Liverpool’un, Steven Gerrard ve Fernando Torres’ten sonra en kilit 3. oyuncusu konumunda bulunan Xabi Alonso’nun kaybı, derin yaralara yol açabilir. 2008’in yaz aylarında Alonso için çıkan Fenerbahçe dedikodularını hatırlayalım. Fenerbahçe’nin, Liverpool’a 15 ila 20 milyon euro arasında bir teklif yaptığı ve o aralıktaki bir miktarda mutabakata varıldığı söyleniyordu. Ama, Xabi Alonso, Türkiye’ye gelmeye pek niyetli olmayınca, transfer gerçekleşmemişti. O dönemde, Alonso’yu elinden çıkarmak için can atan Rafael Benitez, satamadı oyuncusunu. Amaç, büyük potansiyeli olan Lucas Leiva’yı orta alana yerleştirmekti. Bunun için de, Xabi Alonso’nun elden çıkarılması gerekiyordu. Bu kadar söylenti ve dedikodunun ardından kulübünde kalan Alonso’dan kimse bu denli bir performans beklemezdi doğrusu. Ama o, sonbaharla birlikte, yazı unutmuşa benziyordu. Futboluna odaklandı ve ilk 11’deki yerini tescilledi. Gerrard, sık sık ileri uçtaki Torres’e destek vermek için ileri çıkıyorsa, bunda Alonso’nun da yadsınamaz bir payı vardı. Orkestra şefi gibi yönetti geriden Liverpool’u. Stoper bölgesinde, Jamie Carragher ve Martin Skrtel ikilisinin görev yaptığı bir takımda, Alonso gibi bir beyine çok ihtiyaç vardı. Yanındaki partneri belli zamanlarda Lucas Leiva ve Javier Maschreno olarak değiştiyse de, o hep soyunma odasında tahtaya adı yazılan ilk 3 oyuncudan biri oldu, Gerard ve Torres ile birlikte.
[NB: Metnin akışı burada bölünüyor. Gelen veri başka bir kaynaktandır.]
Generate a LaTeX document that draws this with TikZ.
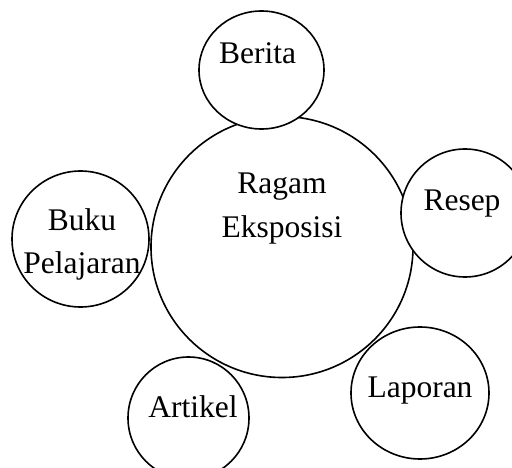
\documentclass[tikz,border=0pt]{standalone}
\usepackage{fontspec}
\setmainfont{Liberation Serif}
\usetikzlibrary{shapes.geometric}

\begin{document}
\begin{tikzpicture}[x=1pt,y=-1pt,line width=1.6pt,
  bubble/.style={draw,fill=white,ellipse,inner sep=0pt},
  word/.style={anchor=base,inner sep=0pt,font=\fontsize{31.5}{40}\selectfont}]
\useasboundingbox (0,0) rectangle (512,468);
\clip (0,0) rectangle (512,468);
\node at (282,247) [bubble,minimum width=262,minimum height=261] (ragam) {};
\node at (261.5,70) [bubble,minimum width=125,minimum height=118] (berita) {};
\node at (465,213) [bubble,minimum width=128,minimum height=128] (resep) {};
\node at (80.5,239) [bubble,minimum width=137,minimum height=136] (buku) {};
\node at (188.5,418) [bubble,minimum width=121,minimum height=122] (artikel) {};
\node at (420,393) [bubble,minimum width=138,minimum height=132] (laporan) {};
% labels
\node at ([yshift=53]ragam.center) [word] {Ragam};
\node at ([yshift=10]ragam.center) [word] {Eksposisi};
\node at ([xshift=-4,yshift=6]berita.center) [word] {Berita};
\node at ([xshift=-3,yshift=2]resep.center) [word] {Resep};
\node at ([xshift=1.5,yshift=8]buku.center) [word] {Buku};
\node at ([xshift=1.5,yshift=-34]buku.center) [word] {Pelajaran};
\node at ([xshift=4.5,yshift=1]artikel.center) [word] {Artikel};
\node at ([yshift=-4]laporan.center) [word] {Laporan};
\end{tikzpicture}
\end{document}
Real Madrid’e gidiş hikayesini, bu blog’da daha önce değerlendirmiştik. Tekrar yapmaya gerek yok. Xabi Alonso, Liverpool’da mutlu olmasına rağmen gitmeye istekliydi ve gitti. Alonso’dan kazanılan 35 milyon euro hiç de fena sayılmaz. Ama, onun yerini doldurması için transfer edilen isim, suratları biraz ekşitti. 25 yaşındaki Alberto Aquilani’nin transferi, Xabi Alonso’nun satışının hemen ardından duyuruldu. Alonso’nun yaptıklarını yapacak oyuncu niteliğinde gözükmedi pek, Roma’da. Alonso gibi, daha çok orta alanın ortasında toparlayıcı görevi gören bir oyuncu olsa da, onun seviyesinde olmadığını kabul etmek gerekiyor. Bazı artıları var elbette. Uzaktan etkili şutları mesela. Skorun bu denli Gerrard ve Torres üstüne kalacağı bir takımda, vereceği 5-6 gollük bir skor katkısı bile, ciddi puanlar kazandırabilir Liverpool’a. Ama, Xabi Alonso gibi “takımın üç kilit oyuncusundan biri” olmaktan çok, “görev adamı” olarak öne çıkacak yüksek olasılıkla. Diğer konuşulan alternatif, Steven Defour idi. Defour, mevcut potansiyeliyle Premier Lig’de komple bir oyuncu olmak için evrilmeye müsait olsa da, ülkesinin dışına çıkmamış ve sertlikten pek nasibini almamış bir futbolcu portresi sergiliyor. Benitez’in tercihinde, bu kriterler önemli rol oynamış olabilir.

Manchester United ve Arsenal’ın en önemli yıldızlarını sattığı, Chelsea’nin kadrosunu korumasına karşın, teknik direktörlüğüne Carlo Ancelotti gibi birini getirirek, ligi ikinci plana attığını açıkça gösterdiği bir ortamda, Liverpool’un mevcut kadrosunu koruması bile şampiyonlukta söz sahibi olması için yeterli olabilirdi. Ama, finansal açıdan çok kritik bir dönemden geçmeleri sebebiyle, istediklerini yapamadılar. Glen Johnson gibi, sağ bekteki kaliteyi bir seviye üste çıkartabilecek bir oyuncu transfer edilmesine rağmen, orta alanda takımın beyni görevi gören Xabi Alonso, kadroda korunamadı. Üstelik, gelen gidenler sonucunda, elde bir artı da bulunmuyor, maddi açıdan.

Sonuç olarak, Merseyside’ın Kızıl Yaka’sı, şampiyonluk hayallerini biraz daha ertelemek zorunda kalabilir.